Information supplied>
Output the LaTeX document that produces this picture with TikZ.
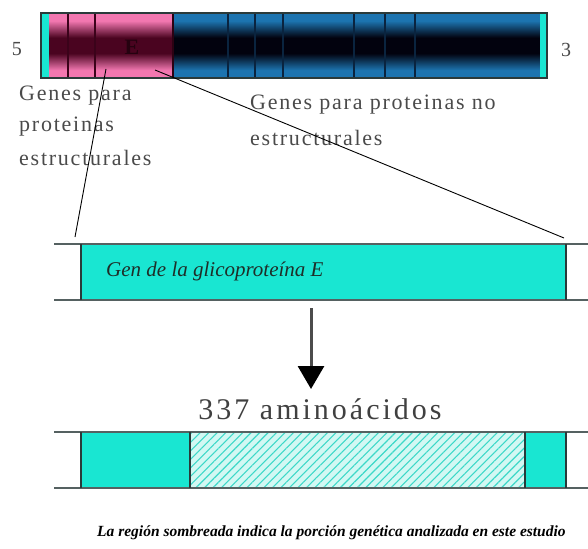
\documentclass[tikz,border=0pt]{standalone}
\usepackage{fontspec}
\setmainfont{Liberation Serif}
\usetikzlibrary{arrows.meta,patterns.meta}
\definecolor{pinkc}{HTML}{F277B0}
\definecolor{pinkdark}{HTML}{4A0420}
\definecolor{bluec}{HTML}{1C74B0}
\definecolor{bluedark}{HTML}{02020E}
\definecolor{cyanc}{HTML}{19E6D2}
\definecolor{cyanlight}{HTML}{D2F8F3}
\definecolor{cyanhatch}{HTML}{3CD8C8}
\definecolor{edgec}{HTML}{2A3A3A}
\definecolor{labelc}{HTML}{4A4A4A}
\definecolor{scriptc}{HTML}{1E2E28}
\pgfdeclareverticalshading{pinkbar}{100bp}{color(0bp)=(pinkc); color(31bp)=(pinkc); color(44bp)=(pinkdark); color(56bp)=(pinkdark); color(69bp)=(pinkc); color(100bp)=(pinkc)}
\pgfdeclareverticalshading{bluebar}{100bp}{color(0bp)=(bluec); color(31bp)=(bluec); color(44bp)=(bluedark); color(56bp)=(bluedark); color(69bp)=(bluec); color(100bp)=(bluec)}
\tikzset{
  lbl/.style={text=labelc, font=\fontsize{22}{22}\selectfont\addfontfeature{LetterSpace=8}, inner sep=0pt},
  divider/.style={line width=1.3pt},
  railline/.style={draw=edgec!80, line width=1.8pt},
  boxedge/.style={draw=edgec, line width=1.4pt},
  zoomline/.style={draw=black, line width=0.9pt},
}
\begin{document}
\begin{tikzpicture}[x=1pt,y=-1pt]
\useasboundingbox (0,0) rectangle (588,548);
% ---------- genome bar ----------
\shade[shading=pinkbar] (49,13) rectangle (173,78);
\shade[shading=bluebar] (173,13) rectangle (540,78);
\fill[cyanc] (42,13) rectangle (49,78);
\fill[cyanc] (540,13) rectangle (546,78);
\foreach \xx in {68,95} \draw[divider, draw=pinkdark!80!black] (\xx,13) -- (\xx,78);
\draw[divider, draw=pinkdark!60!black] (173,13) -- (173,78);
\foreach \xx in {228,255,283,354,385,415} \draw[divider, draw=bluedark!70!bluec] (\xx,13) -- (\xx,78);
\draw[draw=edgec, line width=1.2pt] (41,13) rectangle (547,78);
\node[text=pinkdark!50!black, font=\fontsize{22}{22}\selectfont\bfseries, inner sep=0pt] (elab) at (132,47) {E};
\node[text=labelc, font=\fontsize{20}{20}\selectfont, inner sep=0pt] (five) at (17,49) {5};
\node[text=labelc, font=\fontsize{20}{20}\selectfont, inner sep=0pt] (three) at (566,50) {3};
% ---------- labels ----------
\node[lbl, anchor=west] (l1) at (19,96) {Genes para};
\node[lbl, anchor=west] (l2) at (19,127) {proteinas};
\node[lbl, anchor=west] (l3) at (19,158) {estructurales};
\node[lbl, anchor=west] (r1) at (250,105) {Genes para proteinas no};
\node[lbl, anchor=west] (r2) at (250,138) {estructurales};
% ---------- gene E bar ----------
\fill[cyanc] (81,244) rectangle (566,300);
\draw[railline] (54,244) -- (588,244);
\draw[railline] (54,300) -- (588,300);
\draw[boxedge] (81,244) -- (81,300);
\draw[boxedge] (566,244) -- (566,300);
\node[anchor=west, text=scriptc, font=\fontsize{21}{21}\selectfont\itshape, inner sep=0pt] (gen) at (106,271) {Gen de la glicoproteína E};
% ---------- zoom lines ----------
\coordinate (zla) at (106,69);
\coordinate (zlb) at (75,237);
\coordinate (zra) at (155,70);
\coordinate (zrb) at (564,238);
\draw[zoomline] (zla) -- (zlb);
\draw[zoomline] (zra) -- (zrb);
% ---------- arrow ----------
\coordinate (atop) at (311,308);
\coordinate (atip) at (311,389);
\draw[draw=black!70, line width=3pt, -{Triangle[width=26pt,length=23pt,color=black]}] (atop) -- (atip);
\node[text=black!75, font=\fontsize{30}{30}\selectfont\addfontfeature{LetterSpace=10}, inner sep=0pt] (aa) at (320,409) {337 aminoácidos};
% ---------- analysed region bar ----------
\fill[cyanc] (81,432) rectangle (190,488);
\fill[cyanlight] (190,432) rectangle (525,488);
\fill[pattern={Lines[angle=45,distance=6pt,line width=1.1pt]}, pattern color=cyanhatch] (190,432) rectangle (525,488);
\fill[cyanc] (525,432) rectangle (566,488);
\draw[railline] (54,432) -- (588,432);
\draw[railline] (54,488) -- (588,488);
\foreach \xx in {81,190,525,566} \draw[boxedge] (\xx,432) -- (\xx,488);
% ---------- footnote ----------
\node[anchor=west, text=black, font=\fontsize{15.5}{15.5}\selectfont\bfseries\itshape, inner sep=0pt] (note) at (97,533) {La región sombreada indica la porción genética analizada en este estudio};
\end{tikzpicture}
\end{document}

Written problem>
Without including any pictures, print all of the material exactly as given.

Result>
Output the LaTeX document that produces this picture with TikZ.
\documentclass[tikz,border=0pt]{standalone}
\usepackage{fontspec}
\setmainfont{Liberation Serif}
\usetikzlibrary{arrows.meta,patterns.meta}
\definecolor{pinkc}{HTML}{F277B0}
\definecolor{pinkdark}{HTML}{4A0420}
\definecolor{bluec}{HTML}{1C74B0}
\definecolor{bluedark}{HTML}{02020E}
\definecolor{cyanc}{HTML}{19E6D2}
\definecolor{cyanlight}{HTML}{D2F8F3}
\definecolor{cyanhatch}{HTML}{3CD8C8}
\definecolor{edgec}{HTML}{2A3A3A}
\definecolor{labelc}{HTML}{4A4A4A}
\definecolor{scriptc}{HTML}{1E2E28}
\pgfdeclareverticalshading{pinkbar}{100bp}{color(0bp)=(pinkc); color(31bp)=(pinkc); color(44bp)=(pinkdark); color(56bp)=(pinkdark); color(69bp)=(pinkc); color(100bp)=(pinkc)}
\pgfdeclareverticalshading{bluebar}{100bp}{color(0bp)=(bluec); color(31bp)=(bluec); color(44bp)=(bluedark); color(56bp)=(bluedark); color(69bp)=(bluec); color(100bp)=(bluec)}
\tikzset{
  lbl/.style={text=labelc, font=\fontsize{22}{22}\selectfont\addfontfeature{LetterSpace=8}, inner sep=0pt},
  divider/.style={line width=1.3pt},
  railline/.style={draw=edgec!80, line width=1.8pt},
  boxedge/.style={draw=edgec, line width=1.4pt},
  zoomline/.style={draw=black, line width=0.9pt},
}
\begin{document}
\begin{tikzpicture}[x=1pt,y=-1pt]
\useasboundingbox (0,0) rectangle (588,548);
% ---------- genome bar ----------
\shade[shading=pinkbar] (49,13) rectangle (173,78);
\shade[shading=bluebar] (173,13) rectangle (540,78);
\fill[cyanc] (42,13) rectangle (49,78);
\fill[cyanc] (540,13) rectangle (546,78);
\foreach \xx in {68,95} \draw[divider, draw=pinkdark!80!black] (\xx,13) -- (\xx,78);
\draw[divider, draw=pinkdark!60!black] (173,13) -- (173,78);
\foreach \xx in {228,255,283,354,385,415} \draw[divider, draw=bluedark!70!bluec] (\xx,13) -- (\xx,78);
\draw[draw=edgec, line width=1.2pt] (41,13) rectangle (547,78);
\node[text=pinkdark!50!black, font=\fontsize{22}{22}\selectfont\bfseries, inner sep=0pt] (elab) at (132,47) {E};
\node[text=labelc, font=\fontsize{20}{20}\selectfont, inner sep=0pt] (five) at (17,49) {5};
\node[text=labelc, font=\fontsize{20}{20}\selectfont, inner sep=0pt] (three) at (566,50) {3};
% ---------- labels ----------
\node[lbl, anchor=west] (l1) at (19,96) {Genes para};
\node[lbl, anchor=west] (l2) at (19,127) {proteinas};
\node[lbl, anchor=west] (l3) at (19,158) {estructurales};
\node[lbl, anchor=west] (r1) at (250,105) {Genes para proteinas no};
\node[lbl, anchor=west] (r2) at (250,138) {estructurales};
% ---------- gene E bar ----------
\fill[cyanc] (81,244) rectangle (566,300);
\draw[railline] (54,244) -- (588,244);
\draw[railline] (54,300) -- (588,300);
\draw[boxedge] (81,244) -- (81,300);
\draw[boxedge] (566,244) -- (566,300);
\node[anchor=west, text=scriptc, font=\fontsize{21}{21}\selectfont\itshape, inner sep=0pt] (gen) at (106,271) {Gen de la glicoproteína E};
% ---------- zoom lines ----------
\coordinate (zla) at (106,69);
\coordinate (zlb) at (75,237);
\coordinate (zra) at (155,70);
\coordinate (zrb) at (564,238);
\draw[zoomline] (zla) -- (zlb);
\draw[zoomline] (zra) -- (zrb);
% ---------- arrow ----------
\coordinate (atop) at (311,308);
\coordinate (atip) at (311,389);
\draw[draw=black!70, line width=3pt, -{Triangle[width=26pt,length=23pt,color=black]}] (atop) -- (atip);
\node[text=black!75, font=\fontsize{30}{30}\selectfont\addfontfeature{LetterSpace=10}, inner sep=0pt] (aa) at (320,409) {337 aminoácidos};
% ---------- analysed region bar ----------
\fill[cyanc] (81,432) rectangle (190,488);
\fill[cyanlight] (190,432) rectangle (525,488);
\fill[pattern={Lines[angle=45,distance=6pt,line width=1.1pt]}, pattern color=cyanhatch] (190,432) rectangle (525,488);
\fill[cyanc] (525,432) rectangle (566,488);
\draw[railline] (54,432) -- (588,432);
\draw[railline] (54,488) -- (588,488);
\foreach \xx in {81,190,525,566} \draw[boxedge] (\xx,432) -- (\xx,488);
% ---------- footnote ----------
\node[anchor=west, text=black, font=\fontsize{15.5}{15.5}\selectfont\bfseries\itshape, inner sep=0pt] (note) at (97,533) {La región sombreada indica la porción genética analizada en este estudio};
\end{tikzpicture}
\end{document}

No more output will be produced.